Barrichello wins pole position in Brazilian Grand Prix
SAO PAULO: Rubens Barrichello here Sunday won his home Brazilian Grand Prix to
keep alive his challenge for the drivers world championship.
The 37-year-old Brazilian claimed pole position Saturday for the 71-laps race after an extraordinary storm-hit three hours qualifying session that played havoc with worldwide television schedules.
The local hero''s last-gasp fastest lap for the Brawn GP team not only enabled him to outpace nearest rival Mark Webber of Red Bull, but also set up his first triumph in his home event at his 17th attempt.

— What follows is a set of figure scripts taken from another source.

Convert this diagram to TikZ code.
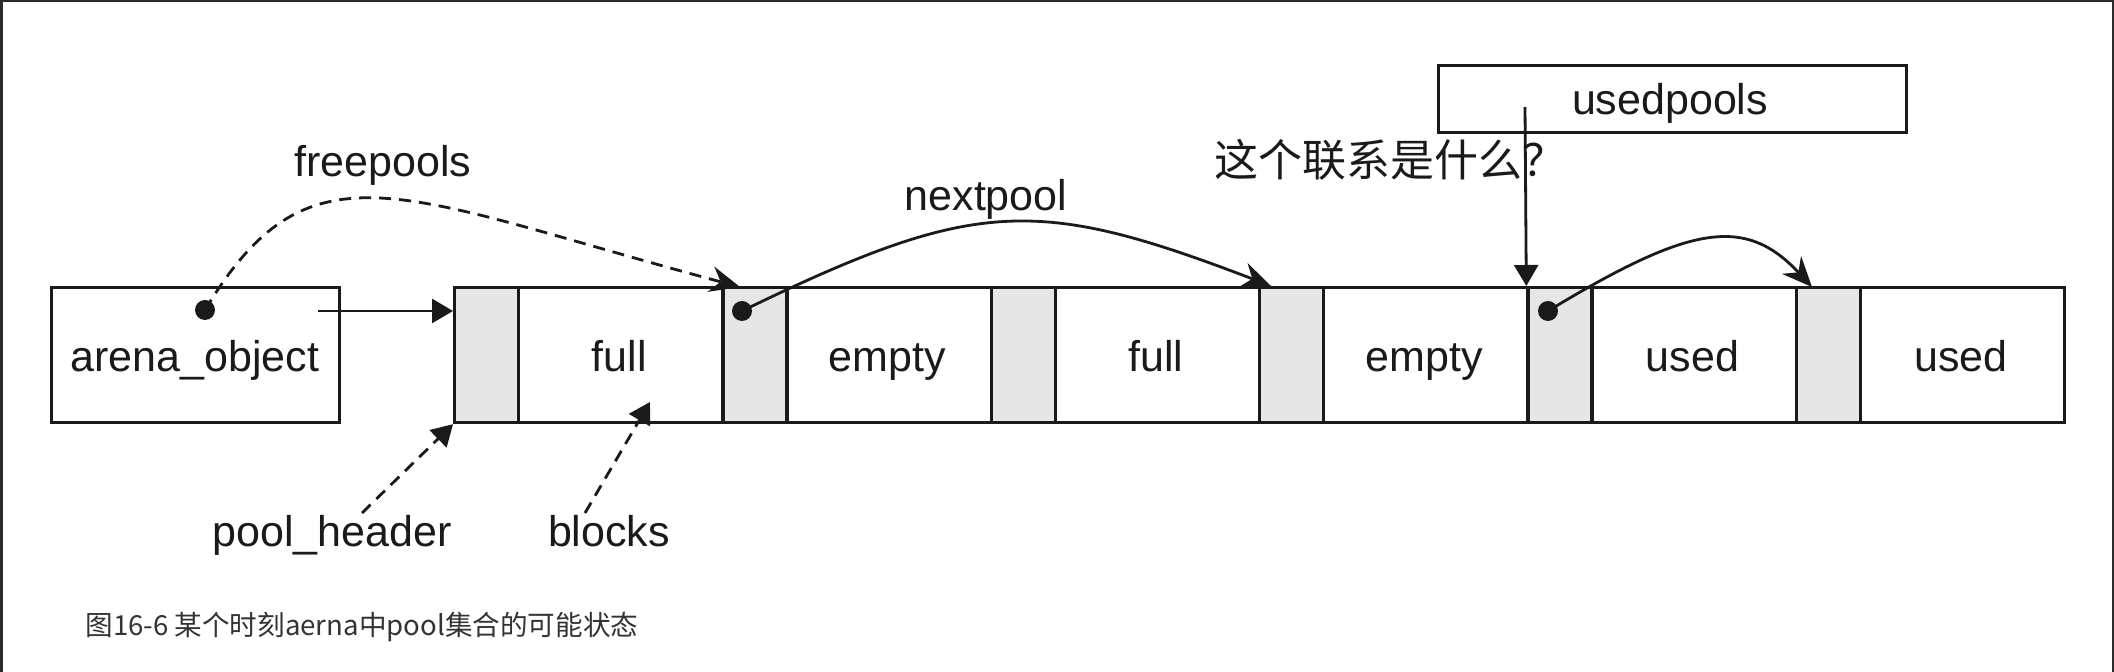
\documentclass[tikz,border=0pt]{standalone}
\usepackage{fontspec}
\setmainfont{Liberation Sans}
\newfontfamily\cjkf{Noto Sans CJK SC}
\usetikzlibrary{arrows.meta}
\definecolor{ink}{HTML}{1A1A1A}
\definecolor{hdrgray}{HTML}{E6E6E6}
\definecolor{framec}{HTML}{2B2B2B}
\definecolor{capc}{HTML}{333333}
\begin{document}
\begin{tikzpicture}[x=0.5pt,y=-0.5pt,
 box/.style={draw=ink,line width=1.6pt,rectangle,inner sep=0pt,anchor=north west,minimum height=67.5pt},
 hdr/.style={box,fill=hdrgray,minimum width=32pt},
 blk/.style={box,fill=white,minimum width=102.17pt},
 txt/.style={font=\fontsize{21.5pt}{26pt}\selectfont,text=ink,inner sep=0pt},
 ptxt/.style={txt,anchor=base},
 dot/.style={circle,fill=ink,inner sep=0pt,minimum size=10pt},
 sarr/.style={line width=1.4pt,draw=ink,-{Triangle[length=10.5pt,width=12pt]}},
 carr/.style={line width=1.4pt,draw=ink,-{Stealth[length=15pt,width=13pt,inset=5pt]}},
 dsh/.style={dash pattern=on 6pt off 4pt}]

\useasboundingbox (0,0) rectangle (2114,672);
\fill[white] (0,0) rectangle (2114,672);
\fill[framec] (0,0) rectangle (3,672);
\fill[framec] (0,0) rectangle (2114,2.5);
\fill[framec] (2111.5,0) rectangle (2114,672);

% arena object
\node[box,minimum width=144pt] (arena) at (50,286) {};
\node[ptxt] (arenal) at (195,372) {arena\_object};

% pools
\foreach \i/\lab in {0/full,1/empty,2/full,3/empty,4/used,5/used}{
  \pgfmathsetmacro{\s}{453+268.33*\i}
  \pgfmathsetmacro{\bs}{\s+64}
  \pgfmathsetmacro{\bc}{\s+166.2}
  \node[hdr] (h\i) at (\s,286) {};
  \node[blk] (b\i) at (\bs,286) {};
  \node[ptxt] (l\i) at (\bc,372) {\lab};
}

% usedpools
\node[box,minimum width=234pt,minimum height=33.5pt] (up) at (1437,64) {};
\node[ptxt] (upl) at (1670,115) {usedpools};

% labels
\node[ptxt] (fp) at (383,177) {freepools};
\node[ptxt] (np) at (986,211) {nextpool};
\node[ptxt] (ph) at (332,547) {pool\_header};
\node[ptxt] (bl) at (609,547) {blocks};
\node[font=\cjkf\fontsize{22pt}{26pt}\selectfont,text=ink,inner sep=0pt,anchor=west] (q) at (1214,160) {这个联系是什么？};
\node[font=\cjkf\fontsize{13.8pt}{17pt}\selectfont,text=capc,inner sep=0pt,anchor=west] (cap) at (85,627) {图16-6 某个时刻aerna中pool集合的可能状态};

% coordinates
\coordinate (fpend) at (740,287);
\coordinate (npend) at (1271,286);
\coordinate (usend) at (1812,287);
\coordinate (upstart) at (1525,107);
\coordinate (phs) at (362,513);
\coordinate (bls) at (585,513);
\coordinate (ble) at (650,402);
\coordinate (aas) at (318,311);

% dots
\node[dot] (ad) at (205,310) {};
\node[dot] (d1) at (742,311) {};
\node[dot] (d4) at (1548,311) {};

% connectors
\draw[carr,dsh] (ad.center) .. controls (310,135) and (400,196) .. (fpend);
\draw[carr] (d1.center) .. controls (975,198) and (1036,196) .. (npend);
\draw[carr] (d4.center) .. controls (1690,225) and (1745,215) .. (usend);
\draw[sarr] (upstart) -- (h4.north west);
\draw[sarr] (aas) -- (aas -| h0.west);
\draw[sarr,dsh] (phs) -- (h0.south west);
\draw[sarr,dsh] (bls) -- (ble);
\end{tikzpicture}
\end{document}
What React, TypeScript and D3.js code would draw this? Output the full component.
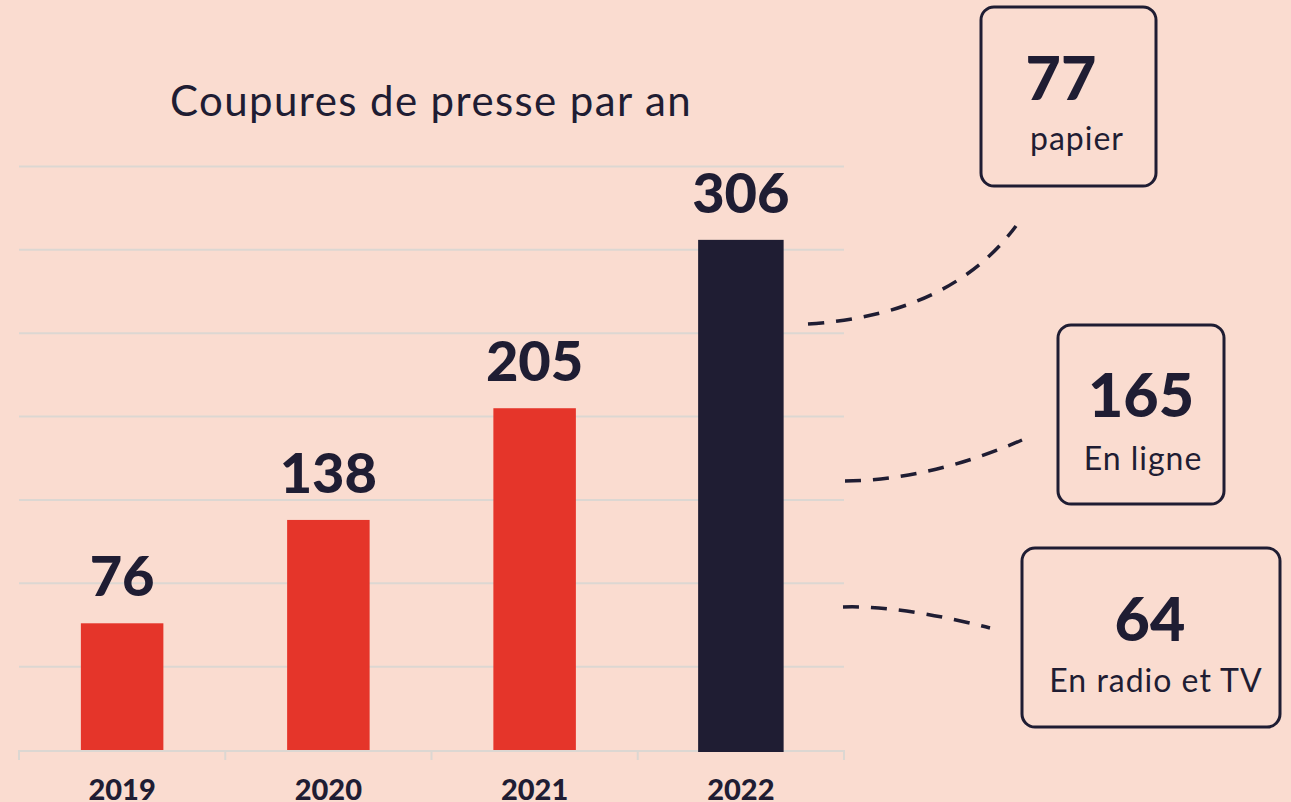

Backed by not only the crowd, aware that Barrichello grew up at Interlagos and began his career in the shadow of the great Ayrton Senna, but also his father, his family and many friends in the paddock, he has been followed by cheers and goodwill all weekend.
A victory would not only be universally well received, but also enhance his prospects of staying in the title fight with Brawn GP team-mate and championship leader Briton Jenson Button starting down in 14th place on the grid, just ahead of the third man in the scrap for glory, German Sebastian Vettel of Red Bull.
Button needs to make the podium to wrap up the title and after a struggle in the treacherous and madcap conditions on Saturday he was left with a major challenge if he is just to score points.
Barrichello, on 71 points in the title race, is 14 behind his team-mate and needs to make up at least five if he is to keep his challenge alive ahead of the season-closing race in Abu Dhabi on November 1.
Given that Webber has been fuelled for an opening stint two laps longer than Barrichello''s, it is quite possible that the Australian could win the race for Red Bull.
If that happened, and Barrichello was second, scoring eight points, then Button would need at least to finish fifth to take the title. If Barrichello manages to beat off Webber''s challenge and win, then Button must rise from 14th to third.
In either scenario, it is a difficult job for Button who may well be hoping that the forecast for more stormy weather and torrential rain proves to be accurate. If that happens, and the race is reduced to a lottery, one, or all three, of the title contenders, could finish pointless - and the championship would be settled by the Brazilian climate.